What is Probability density: Definition and 285 Discussions

In probability theory, a probability density function (PDF), or density of a continuous random variable, is a function whose value at any given sample (or point) in the sample space (the set of possible values taken by the random variable) can be interpreted as providing a relative likelihood that the value of the random variable would equal that sample. In other words, while the absolute likelihood for a continuous random variable to take on any particular value is 0 (since there is an infinite set of possible values to begin with), the value of the PDF at two different samples can be used to infer, in any particular draw of the random variable, how much more likely it is that the random variable would equal one sample compared to the other sample.
In a more precise sense, the PDF is used to specify the probability of the random variable falling within a particular range of values, as opposed to taking on any one value. This probability is given by the integral of this variable's PDF over that range—that is, it is given by the area under the density function but above the horizontal axis and between the lowest and greatest values of the range. The probability density function is nonnegative everywhere, and its integral over the entire space is equal to 1.
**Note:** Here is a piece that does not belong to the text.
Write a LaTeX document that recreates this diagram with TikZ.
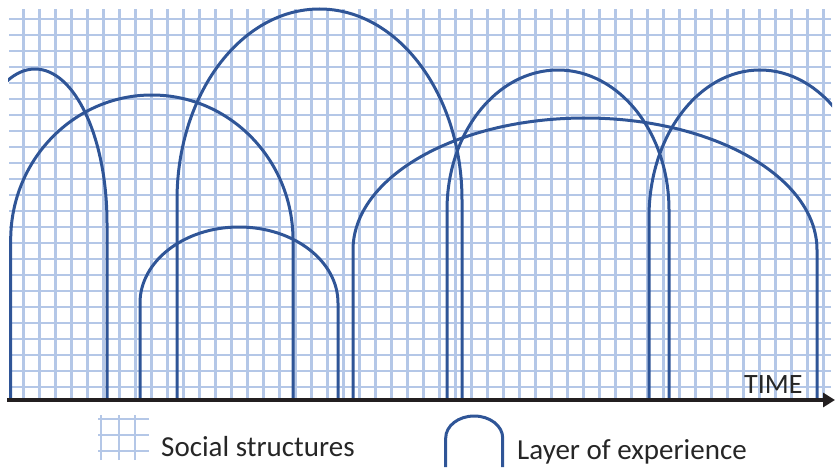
\documentclass[tikz,border=0pt]{standalone}
\usepackage{fontspec}
\setmainfont{Carlito}
\usetikzlibrary{arrows.meta}
\definecolor{gridblue}{RGB}{180,199,231}
\definecolor{layerblue}{RGB}{47,85,151}
\definecolor{axisblack}{RGB}{35,31,32}
\definecolor{labelgray}{RGB}{38,38,38}
\tikzset{gridline/.style={gridblue,line width=2.4pt},
  layer/.style={layerblue,line width=3pt},
  lbl/.style={labelgray,inner sep=0pt,anchor=base west,font=\fontsize{29}{35}\selectfont}}

\begin{document}
\begin{tikzpicture}[x=1pt,y=1pt,line join=round,>=Triangle]
\useasboundingbox (0,0) rectangle (835,467);
% --- social structures (grid) and layers of experience (arches)
\begin{scope}
\clip (8,67) rectangle (832,467);
\foreach \i in {0,...,50} {\draw[gridline] (23.3+16*\i,67) -- (23.3+16*\i,458);}
\foreach \j in {0,...,23} {\draw[gridline] (9,448-16*\j) -- (831,448-16*\j);}
\foreach \cx/\a/\ys/\b in {151.85/141.15/227/145, 35/72/244/154, 239/99/164/76, 319.5/142.5/267/191, 558/111/257/140, 585/232/217/132, 760/111/250/147}
  {\draw[layer] (\cx-\a,67) -- (\cx-\a,\ys) arc[start angle=180,end angle=0,x radius=\a,y radius=\b] -- (\cx+\a,67);}
\end{scope}
% --- time axis
\coordinate (t0) at (7,67); \coordinate (t1) at (835,67);
\draw[axisblack,line width=3.6pt,-{Triangle[length=12pt,width=14pt]}] (t0) -- (t1);
\node[lbl,font=\fontsize{28}{34}\selectfont] (time) at (744,74) {TIME};
% --- legend
\foreach \x in {101,119,135} {\draw[gridline] (\x,7) -- (\x,52);}
\foreach \y in {16,32,48} {\draw[gridline] (98,\y) -- (149,\y);}
\node[lbl] (social) at (161,11) {Social structures};
\draw[layer] (445.7,0) -- (445.7,29) arc[start angle=180,end angle=0,x radius=28.5,y radius=22] -- (502.7,0);
\node[lbl] (layer) at (517,8) {Layer of experience};
\end{tikzpicture}
\end{document}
The terms "probability distribution function" and "probability function" have also sometimes been used to denote the probability density function. However, this use is not standard among probabilists and statisticians. In other sources, "probability distribution function" may be used when the probability distribution is defined as a function over general sets of values or it may refer to the cumulative distribution function, or it may be a probability mass function (PMF) rather than the density. "Density function" itself is also used for the probability mass function, leading to further confusion. In general though, the PMF is used in the context of discrete random variables (random variables that take values on a countable set), while the PDF is used in the context of continuous random variables.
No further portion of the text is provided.